**Task requirements:** Reproduce, word for word, the span of lines starting at the line holding "Reproduce this chart" and ending at the line holding "import * as". Omit every picture.

**Source records:**
========
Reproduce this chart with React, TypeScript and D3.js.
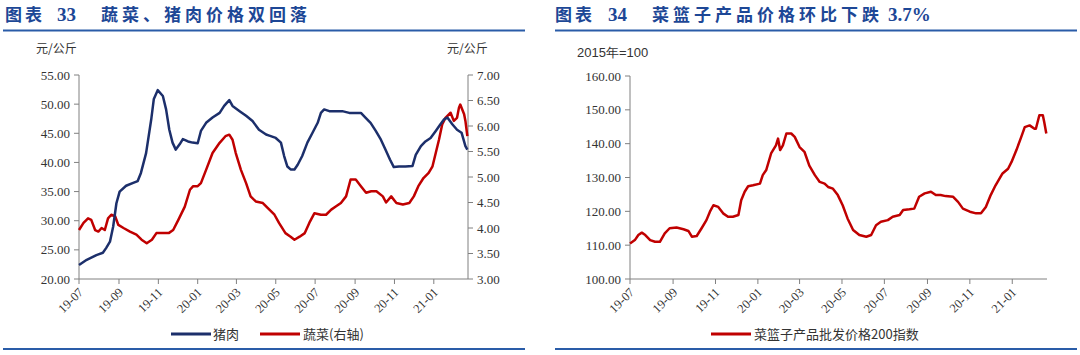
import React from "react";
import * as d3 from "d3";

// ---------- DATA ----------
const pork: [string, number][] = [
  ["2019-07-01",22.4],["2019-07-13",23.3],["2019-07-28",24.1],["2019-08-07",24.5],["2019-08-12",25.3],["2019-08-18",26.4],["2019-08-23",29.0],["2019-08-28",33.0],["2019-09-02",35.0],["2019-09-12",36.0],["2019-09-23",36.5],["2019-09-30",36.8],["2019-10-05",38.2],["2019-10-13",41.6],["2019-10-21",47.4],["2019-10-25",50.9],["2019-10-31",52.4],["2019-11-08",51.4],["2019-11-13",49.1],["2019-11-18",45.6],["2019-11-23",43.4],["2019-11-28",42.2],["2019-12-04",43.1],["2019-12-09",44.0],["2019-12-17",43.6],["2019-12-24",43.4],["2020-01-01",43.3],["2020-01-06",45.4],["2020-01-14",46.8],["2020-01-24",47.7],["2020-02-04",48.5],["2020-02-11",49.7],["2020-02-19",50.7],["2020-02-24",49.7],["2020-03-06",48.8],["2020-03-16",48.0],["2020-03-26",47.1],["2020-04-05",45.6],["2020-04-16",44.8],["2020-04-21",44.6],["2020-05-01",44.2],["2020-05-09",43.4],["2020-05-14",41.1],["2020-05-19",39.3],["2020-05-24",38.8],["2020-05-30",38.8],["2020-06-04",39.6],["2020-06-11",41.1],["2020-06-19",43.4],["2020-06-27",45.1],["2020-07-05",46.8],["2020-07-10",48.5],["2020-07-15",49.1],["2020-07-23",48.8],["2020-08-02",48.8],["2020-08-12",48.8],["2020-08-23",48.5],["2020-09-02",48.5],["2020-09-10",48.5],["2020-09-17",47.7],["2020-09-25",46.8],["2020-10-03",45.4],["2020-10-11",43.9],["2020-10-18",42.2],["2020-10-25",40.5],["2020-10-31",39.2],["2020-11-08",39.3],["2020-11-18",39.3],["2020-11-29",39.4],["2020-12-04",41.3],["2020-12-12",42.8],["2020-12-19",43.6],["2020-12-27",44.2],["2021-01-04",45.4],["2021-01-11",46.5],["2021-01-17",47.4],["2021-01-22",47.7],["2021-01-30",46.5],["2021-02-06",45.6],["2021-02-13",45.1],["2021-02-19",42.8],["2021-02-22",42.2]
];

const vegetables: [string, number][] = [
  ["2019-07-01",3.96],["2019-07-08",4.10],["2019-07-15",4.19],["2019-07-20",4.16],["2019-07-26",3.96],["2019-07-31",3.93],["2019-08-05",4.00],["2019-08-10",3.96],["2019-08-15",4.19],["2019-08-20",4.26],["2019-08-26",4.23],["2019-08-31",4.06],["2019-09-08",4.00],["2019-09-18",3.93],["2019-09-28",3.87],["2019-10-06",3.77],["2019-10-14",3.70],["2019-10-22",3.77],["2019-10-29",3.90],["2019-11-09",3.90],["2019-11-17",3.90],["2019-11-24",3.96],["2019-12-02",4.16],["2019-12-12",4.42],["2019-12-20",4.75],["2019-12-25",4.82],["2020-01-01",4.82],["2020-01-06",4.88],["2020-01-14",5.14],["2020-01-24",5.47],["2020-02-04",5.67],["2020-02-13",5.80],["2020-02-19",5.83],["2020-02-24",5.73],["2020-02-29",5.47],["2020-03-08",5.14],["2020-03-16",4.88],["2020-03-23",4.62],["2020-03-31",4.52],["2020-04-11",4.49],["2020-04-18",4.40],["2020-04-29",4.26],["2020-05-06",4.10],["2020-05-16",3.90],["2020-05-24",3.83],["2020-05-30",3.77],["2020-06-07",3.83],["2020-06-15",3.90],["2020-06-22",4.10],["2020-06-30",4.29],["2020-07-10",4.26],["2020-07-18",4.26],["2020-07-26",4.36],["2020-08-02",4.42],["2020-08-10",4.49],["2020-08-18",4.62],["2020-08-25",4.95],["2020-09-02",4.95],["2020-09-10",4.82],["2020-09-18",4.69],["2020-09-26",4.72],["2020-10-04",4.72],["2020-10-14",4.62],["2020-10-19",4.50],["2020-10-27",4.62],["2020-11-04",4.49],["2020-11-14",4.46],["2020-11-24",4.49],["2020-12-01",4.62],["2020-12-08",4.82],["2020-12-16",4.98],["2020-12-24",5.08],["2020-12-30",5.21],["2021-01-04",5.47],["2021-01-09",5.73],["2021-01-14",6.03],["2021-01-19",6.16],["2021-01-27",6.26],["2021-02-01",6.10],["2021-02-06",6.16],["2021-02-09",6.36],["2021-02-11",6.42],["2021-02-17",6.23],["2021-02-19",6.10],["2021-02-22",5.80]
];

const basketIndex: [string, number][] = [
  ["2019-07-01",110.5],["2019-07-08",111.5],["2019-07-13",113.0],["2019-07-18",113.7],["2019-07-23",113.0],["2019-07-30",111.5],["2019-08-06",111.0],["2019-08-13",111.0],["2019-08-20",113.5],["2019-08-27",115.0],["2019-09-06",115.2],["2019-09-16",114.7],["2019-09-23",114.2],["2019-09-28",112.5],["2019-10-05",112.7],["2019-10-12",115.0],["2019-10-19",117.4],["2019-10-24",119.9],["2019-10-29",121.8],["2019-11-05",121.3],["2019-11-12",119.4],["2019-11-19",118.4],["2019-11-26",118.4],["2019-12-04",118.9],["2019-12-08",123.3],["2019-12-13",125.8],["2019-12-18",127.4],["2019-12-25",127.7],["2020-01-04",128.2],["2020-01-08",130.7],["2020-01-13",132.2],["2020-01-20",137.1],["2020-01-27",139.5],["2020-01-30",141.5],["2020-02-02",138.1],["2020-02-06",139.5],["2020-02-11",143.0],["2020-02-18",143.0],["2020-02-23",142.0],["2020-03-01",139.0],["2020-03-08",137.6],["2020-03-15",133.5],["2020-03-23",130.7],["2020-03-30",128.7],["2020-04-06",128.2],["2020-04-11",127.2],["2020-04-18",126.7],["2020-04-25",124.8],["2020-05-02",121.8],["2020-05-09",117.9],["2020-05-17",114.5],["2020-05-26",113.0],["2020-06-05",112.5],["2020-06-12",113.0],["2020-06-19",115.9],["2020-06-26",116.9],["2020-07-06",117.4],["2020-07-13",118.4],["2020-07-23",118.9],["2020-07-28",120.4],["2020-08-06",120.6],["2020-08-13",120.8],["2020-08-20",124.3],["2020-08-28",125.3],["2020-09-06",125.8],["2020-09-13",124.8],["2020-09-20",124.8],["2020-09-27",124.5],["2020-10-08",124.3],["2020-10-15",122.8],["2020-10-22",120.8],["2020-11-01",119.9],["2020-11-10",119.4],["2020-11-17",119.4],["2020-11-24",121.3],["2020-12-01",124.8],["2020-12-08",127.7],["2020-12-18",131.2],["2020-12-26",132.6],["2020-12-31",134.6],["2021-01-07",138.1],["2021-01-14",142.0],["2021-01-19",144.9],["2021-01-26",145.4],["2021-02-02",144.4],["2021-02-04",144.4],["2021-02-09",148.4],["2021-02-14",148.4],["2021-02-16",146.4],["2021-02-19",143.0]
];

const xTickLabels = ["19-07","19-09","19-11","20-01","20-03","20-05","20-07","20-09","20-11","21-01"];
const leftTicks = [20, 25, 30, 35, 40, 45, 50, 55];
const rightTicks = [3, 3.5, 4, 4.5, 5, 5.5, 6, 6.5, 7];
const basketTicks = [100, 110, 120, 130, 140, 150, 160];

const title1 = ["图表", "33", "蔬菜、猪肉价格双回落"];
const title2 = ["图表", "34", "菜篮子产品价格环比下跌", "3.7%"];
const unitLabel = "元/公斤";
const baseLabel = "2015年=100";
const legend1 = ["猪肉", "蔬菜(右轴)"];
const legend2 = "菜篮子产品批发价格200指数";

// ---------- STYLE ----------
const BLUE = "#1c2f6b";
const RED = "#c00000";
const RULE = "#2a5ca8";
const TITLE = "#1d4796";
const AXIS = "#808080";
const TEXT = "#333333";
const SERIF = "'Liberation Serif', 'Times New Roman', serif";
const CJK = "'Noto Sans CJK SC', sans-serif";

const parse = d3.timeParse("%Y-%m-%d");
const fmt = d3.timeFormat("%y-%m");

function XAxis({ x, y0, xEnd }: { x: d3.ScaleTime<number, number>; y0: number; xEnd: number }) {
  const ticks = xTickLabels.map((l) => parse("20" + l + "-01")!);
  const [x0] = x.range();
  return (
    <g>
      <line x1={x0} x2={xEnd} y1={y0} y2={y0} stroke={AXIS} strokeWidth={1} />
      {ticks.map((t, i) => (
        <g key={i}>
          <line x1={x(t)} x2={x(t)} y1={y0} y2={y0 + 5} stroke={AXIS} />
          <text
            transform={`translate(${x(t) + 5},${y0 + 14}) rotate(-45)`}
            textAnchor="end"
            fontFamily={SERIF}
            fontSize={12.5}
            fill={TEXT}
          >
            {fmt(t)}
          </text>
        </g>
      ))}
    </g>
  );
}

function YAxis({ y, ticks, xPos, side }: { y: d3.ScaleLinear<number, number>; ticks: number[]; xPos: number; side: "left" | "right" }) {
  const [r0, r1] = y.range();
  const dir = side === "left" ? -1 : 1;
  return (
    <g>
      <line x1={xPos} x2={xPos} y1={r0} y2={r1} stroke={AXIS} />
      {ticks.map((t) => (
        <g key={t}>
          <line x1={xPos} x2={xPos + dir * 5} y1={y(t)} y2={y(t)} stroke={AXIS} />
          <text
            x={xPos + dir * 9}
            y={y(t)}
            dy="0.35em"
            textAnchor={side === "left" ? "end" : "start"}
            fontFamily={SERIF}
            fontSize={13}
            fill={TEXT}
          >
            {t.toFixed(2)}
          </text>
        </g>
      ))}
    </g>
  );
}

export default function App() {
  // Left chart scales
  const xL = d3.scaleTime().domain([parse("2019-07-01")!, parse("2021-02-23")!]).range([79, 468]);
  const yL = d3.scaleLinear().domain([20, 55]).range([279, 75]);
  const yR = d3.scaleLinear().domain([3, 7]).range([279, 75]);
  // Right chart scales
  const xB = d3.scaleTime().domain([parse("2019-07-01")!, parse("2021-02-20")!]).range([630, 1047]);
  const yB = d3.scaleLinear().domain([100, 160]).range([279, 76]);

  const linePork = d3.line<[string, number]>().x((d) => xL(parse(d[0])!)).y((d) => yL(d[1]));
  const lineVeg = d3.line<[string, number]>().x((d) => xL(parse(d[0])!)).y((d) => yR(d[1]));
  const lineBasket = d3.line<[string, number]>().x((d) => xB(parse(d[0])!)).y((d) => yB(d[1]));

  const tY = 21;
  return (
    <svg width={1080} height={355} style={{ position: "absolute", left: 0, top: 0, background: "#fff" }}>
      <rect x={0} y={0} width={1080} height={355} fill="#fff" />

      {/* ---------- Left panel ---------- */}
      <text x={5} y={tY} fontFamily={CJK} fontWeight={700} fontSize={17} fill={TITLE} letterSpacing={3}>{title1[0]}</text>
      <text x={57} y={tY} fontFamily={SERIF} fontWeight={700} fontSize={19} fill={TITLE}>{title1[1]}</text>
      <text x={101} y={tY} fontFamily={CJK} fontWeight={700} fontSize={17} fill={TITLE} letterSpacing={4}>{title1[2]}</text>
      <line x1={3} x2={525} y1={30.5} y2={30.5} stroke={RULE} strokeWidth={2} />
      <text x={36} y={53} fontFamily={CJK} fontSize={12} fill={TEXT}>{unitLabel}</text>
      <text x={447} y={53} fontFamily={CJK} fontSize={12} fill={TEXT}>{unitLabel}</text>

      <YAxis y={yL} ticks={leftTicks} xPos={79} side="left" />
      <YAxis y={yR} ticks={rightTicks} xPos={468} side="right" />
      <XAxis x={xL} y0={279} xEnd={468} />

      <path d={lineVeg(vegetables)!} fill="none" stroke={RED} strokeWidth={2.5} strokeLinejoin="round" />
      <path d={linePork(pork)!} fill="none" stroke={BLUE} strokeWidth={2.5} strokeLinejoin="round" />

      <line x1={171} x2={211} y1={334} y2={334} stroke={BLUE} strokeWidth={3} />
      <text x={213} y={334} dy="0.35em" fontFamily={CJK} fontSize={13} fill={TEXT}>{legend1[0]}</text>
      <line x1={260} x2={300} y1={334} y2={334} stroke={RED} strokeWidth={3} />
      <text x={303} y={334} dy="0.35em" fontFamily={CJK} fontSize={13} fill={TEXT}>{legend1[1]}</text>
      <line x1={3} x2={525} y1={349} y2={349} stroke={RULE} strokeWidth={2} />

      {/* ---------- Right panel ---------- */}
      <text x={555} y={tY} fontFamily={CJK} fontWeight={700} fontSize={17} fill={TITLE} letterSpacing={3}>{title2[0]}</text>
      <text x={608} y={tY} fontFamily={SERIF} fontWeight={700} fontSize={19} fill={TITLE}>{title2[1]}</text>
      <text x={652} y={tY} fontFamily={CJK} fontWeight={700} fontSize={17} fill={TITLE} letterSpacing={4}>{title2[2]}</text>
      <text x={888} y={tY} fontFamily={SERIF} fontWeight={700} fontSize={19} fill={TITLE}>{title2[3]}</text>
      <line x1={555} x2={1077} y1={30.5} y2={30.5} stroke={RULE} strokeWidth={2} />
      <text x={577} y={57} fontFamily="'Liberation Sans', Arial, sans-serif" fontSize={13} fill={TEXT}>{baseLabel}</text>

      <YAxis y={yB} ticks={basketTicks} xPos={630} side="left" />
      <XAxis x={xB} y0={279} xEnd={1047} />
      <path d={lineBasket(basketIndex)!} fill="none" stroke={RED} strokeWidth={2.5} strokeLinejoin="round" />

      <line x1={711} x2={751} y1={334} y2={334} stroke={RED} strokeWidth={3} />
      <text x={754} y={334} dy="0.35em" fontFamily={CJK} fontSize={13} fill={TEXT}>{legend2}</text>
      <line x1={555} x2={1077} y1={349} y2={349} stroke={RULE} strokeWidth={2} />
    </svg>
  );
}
========
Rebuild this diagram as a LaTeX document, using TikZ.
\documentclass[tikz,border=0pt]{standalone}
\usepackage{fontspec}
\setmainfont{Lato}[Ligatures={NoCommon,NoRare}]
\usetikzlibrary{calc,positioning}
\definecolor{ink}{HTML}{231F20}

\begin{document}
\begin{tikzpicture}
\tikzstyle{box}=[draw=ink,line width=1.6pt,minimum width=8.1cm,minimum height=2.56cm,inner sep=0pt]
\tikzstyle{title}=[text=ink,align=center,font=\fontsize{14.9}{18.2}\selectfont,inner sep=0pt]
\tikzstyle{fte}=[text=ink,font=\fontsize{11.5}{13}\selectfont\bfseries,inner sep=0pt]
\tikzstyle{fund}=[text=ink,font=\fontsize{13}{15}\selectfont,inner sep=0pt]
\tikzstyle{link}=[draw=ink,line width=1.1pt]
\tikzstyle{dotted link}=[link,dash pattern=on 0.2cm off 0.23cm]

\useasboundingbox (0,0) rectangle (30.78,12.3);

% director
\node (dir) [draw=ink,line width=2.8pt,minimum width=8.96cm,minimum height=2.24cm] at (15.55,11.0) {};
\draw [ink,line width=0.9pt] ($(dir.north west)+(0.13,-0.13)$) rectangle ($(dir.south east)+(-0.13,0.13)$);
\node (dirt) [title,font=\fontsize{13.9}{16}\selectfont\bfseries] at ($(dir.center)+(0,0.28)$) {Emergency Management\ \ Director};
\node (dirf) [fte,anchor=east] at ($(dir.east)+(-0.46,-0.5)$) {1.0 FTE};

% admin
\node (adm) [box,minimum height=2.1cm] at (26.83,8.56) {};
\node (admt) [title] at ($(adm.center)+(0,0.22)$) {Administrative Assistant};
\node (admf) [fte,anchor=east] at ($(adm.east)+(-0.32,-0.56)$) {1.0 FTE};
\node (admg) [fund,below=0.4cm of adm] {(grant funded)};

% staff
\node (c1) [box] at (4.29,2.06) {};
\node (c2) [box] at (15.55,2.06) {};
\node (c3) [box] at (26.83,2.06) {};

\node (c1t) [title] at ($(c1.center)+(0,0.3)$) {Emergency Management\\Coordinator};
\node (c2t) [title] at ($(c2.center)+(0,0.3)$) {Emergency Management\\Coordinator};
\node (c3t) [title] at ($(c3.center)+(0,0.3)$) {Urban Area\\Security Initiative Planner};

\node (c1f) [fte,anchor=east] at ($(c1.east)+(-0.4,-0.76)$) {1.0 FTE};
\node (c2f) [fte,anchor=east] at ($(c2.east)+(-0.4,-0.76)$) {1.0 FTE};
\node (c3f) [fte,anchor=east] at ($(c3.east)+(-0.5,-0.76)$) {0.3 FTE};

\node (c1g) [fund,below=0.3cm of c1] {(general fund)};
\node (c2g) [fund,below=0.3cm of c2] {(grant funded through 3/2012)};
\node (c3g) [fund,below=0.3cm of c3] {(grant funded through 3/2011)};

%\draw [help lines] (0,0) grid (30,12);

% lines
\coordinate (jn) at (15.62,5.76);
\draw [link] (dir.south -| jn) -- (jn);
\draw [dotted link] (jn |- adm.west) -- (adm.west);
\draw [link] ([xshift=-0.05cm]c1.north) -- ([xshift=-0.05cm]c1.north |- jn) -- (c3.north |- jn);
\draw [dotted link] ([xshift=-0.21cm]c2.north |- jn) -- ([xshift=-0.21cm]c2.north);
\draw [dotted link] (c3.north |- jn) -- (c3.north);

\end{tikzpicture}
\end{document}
========
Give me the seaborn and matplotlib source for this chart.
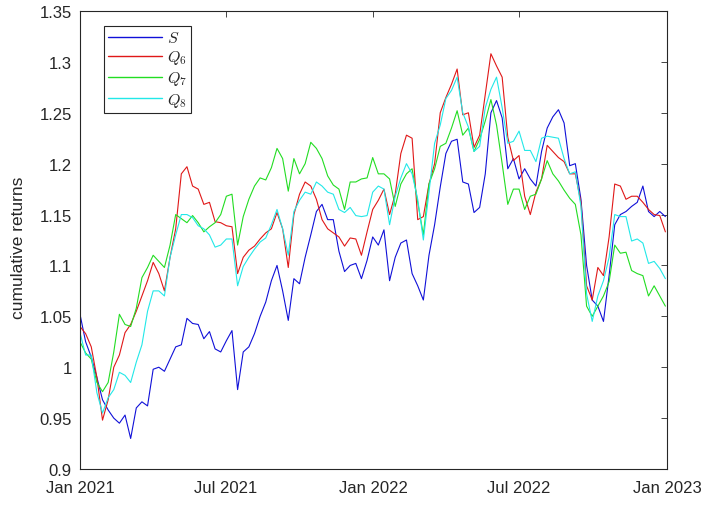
========
**Worked answer:**
Reproduce this chart with React, TypeScript and D3.js.
import React from "react";
import * as d3 from "d3";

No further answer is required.